I think when I met John he was already going to graduate school at the New School. When he finished he looked for a job. It was the middle of steamy New York City summer during a heat wave, and Micheline said, “it is so silly he is wearing his 3 piece suit.” And sure enough there was John, in woolen jacket, vest, and pants, coming from a job interview. The book on how-to-find-a-job had said "wear a 3 piece suit.”


John eventually landed a job which drove him crazy. His job was the identical experience of being driven crazy by all the fellow cooperators in his building. It was some project funded by the City to help people in the Bronx, but everyone on the job and everyone involved drove each other crazy.



When John couldn’t take it anymore, he switched jobs, to another job which drove him crazy. It was the same kind of deal, but this time for the Orthodox in Brooklyn. The rabbi drove John crazy, ditto the rabbi’s daughter. Obviously that is what John likes, he likes all these ins and outs of people relationships, and being driven crazy. And coming up with ideas of how to manipulate them to do what he wants, just as he does with his fellow cooperators.



John uses manipulation to get what he wants but for good purposes not bad purposes, to carry out his idealist vision for everyone’s best interests. I will say that for John, he always has his eye on the ball, he is single focused in accomplishing whatever good he is determined to accomplish. “Maybe you are the reincarnation of Machiavelli” I told him one day when we were walking our dogs, when he went over with me another strategy he was using so things could be accomplished.



All of this was meat and drink to John but Micheline was the opposite. Her life was completely simple and straight forward. She loved nature, and even tho you’d think Manhattan doesn’t have any nature, Micheline found it wherever she went. When John and Micheline visited us in Tucson she told me how she had seen a dove in Central Park. And when we walked around Tompkins Square Park, I would always hear about the nature she had seen.



Because my neighbor was French, Micheline would come and visit my neighbor and then drop in on me. Micheline and Catherine were not the same. Catherine’s whole life was clothes, perfume, lipstick, and jewelry. Catherine is the one who told me, “all a woman needs to wear, Anne, is lipstick and earrings, that brings sparkle to her face.” So I decided to buy a lipstick. I told Micheline, but Micheline said “why should I wear lipstick, who am I going to kiss!” She scoffed. Micheline wore no make-up and only wore simple clothes, good for riding a bike.

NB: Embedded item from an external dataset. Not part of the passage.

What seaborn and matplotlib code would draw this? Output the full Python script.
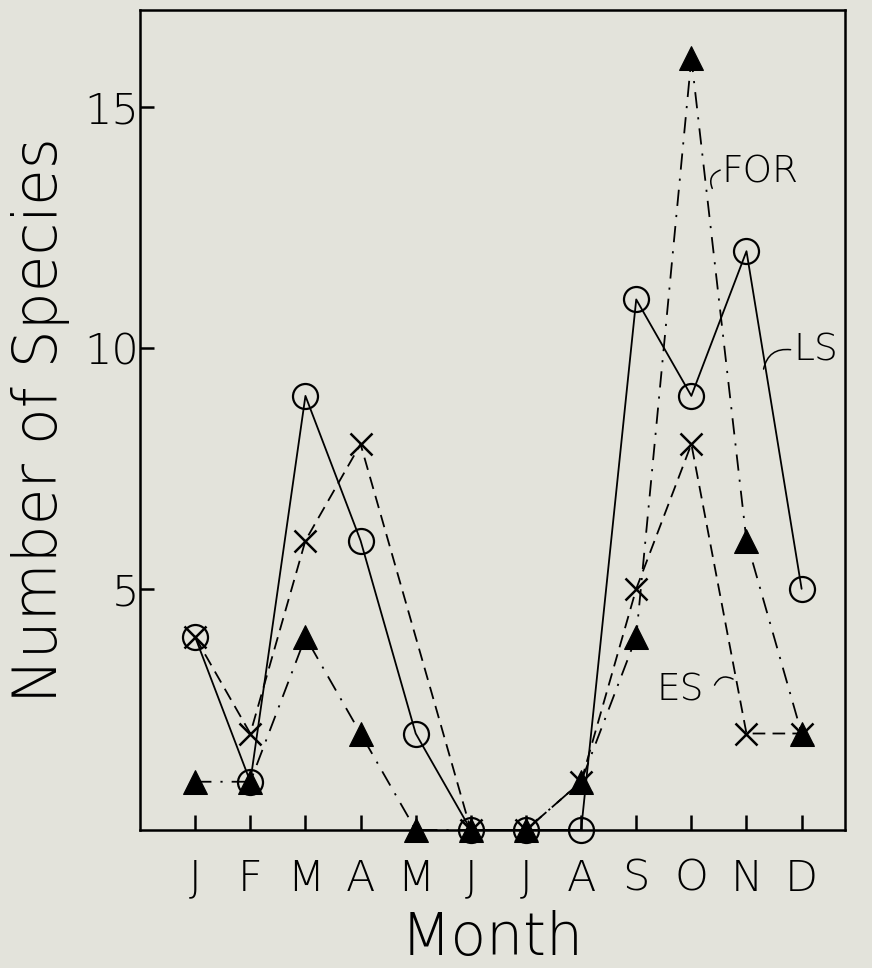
import numpy as np
import pandas as pd
import matplotlib
matplotlib.use("Agg")
import matplotlib.pyplot as plt
import seaborn as sns

months = ["J", "F", "M", "A", "M", "J", "J", "A", "S", "O", "N", "D"]
ls_counts = [4, 1, 9, 6, 2, 0, 0, 0, 11, 9, 12, 5]
es_counts = [4, 2, 6, 8, np.nan, 0, 0, 1, 5, 8, 2, 2]
for_counts = [1, 1, 4, 2, 0, 0, 0, 1, 4, 16, 6, 2]

bg = "#e3e3db"
sns.set_theme(style="white")
plt.rcParams["font.family"] = ["DejaVu Sans"]
plt.rcParams["font.weight"] = 200
plt.rcParams["axes.labelweight"] = 200

fig = plt.figure(figsize=(8.72, 9.68), dpi=100, facecolor=bg)
ax = fig.add_axes([0.1606, 0.1426, 0.808, 0.847])
ax.set_facecolor(bg)

idx = np.arange(len(months))
df = pd.DataFrame({"m": idx, "LS": ls_counts, "ES": es_counts, "FOR": for_counts})

sns.lineplot(data=df, x="m", y="FOR", ax=ax, color="black", lw=1.3,
             linestyle=(0, (9, 5, 1.2, 5)), marker="^", markersize=17,
             mfc="black", mec="black", clip_on=False, zorder=3)
sns.lineplot(data=df.dropna(), x="m", y="ES", ax=ax, color="black", lw=1.3,
             linestyle=(0, (7, 4)), marker="x", markersize=16, mew=1.8,
             mec="black", clip_on=False, zorder=4)
sns.lineplot(data=df, x="m", y="LS", ax=ax, color="black", lw=1.3,
             linestyle="-", marker="o", markersize=18, mfc="none",
             mec="black", mew=1.6, clip_on=False, zorder=5)

ax.set_xlim(-1, 11.78)
ax.set_ylim(0, 17)
ax.set_xticks(idx)
ax.set_xticklabels(months)
ax.set_yticks([5, 10, 15])
ax.tick_params(axis="x", direction="in", length=11, width=1.8, pad=20,
               labelsize=31, colors="black", bottom=True)
ax.tick_params(axis="y", direction="in", length=10, width=1.8, pad=1,
               labelsize=31, colors="black", left=True)
for s in ax.spines.values():
    s.set_color("black")
    s.set_linewidth(1.8)

ax.set_xlabel("Month", fontsize=42, labelpad=8, color="black", fontweight=200)
ax.set_ylabel("Number of Species", fontsize=43, labelpad=10, color="black",
              fontweight=200)

# curve labels with small squiggle leaders
ax.text(9.55, 13.65, "FOR", fontsize=27, va="center", ha="left", color="black")
ax.annotate("", xy=(9.4, 13.25), xytext=(9.57, 13.7),
            arrowprops=dict(arrowstyle="-", lw=1.1, color="black",
                            connectionstyle="arc3,rad=0.6"))
ax.text(10.85, 9.95, "LS", fontsize=27, va="center", ha="left", color="black")
ax.annotate("", xy=(10.3, 9.5), xytext=(10.85, 9.95),
            arrowprops=dict(arrowstyle="-", lw=1.1, color="black",
                            connectionstyle="arc3,rad=0.5"))
ax.text(8.37, 2.9, "ES", fontsize=27, va="center", ha="left", color="black")
ax.annotate("", xy=(9.8, 3.1), xytext=(9.4, 2.95),
            arrowprops=dict(arrowstyle="-", lw=1.1, color="black",
                            connectionstyle="arc3,rad=-0.6"))

fig.savefig("out.png", dpi=100, facecolor=bg)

Occasionally Catherine and Micheline would have a fight and then Catherine reported “Micheline won’t speak to me now.” Catherine always explained the fight, as “Micheline is not a ‘de’, she feels inferior to me.” (But do you think that is Micheline?) Catherine’s background was different. She actually grew up in Morocco because her father was assigned to NATO there, and her parents were always attending balls and dinners at the French ambassador’s mansion in Morocco. But I think Catherine and Micheline liked each other even tho they were so different. I have to say based on my two experiences of getting to know French people up close and personal the French are very nice.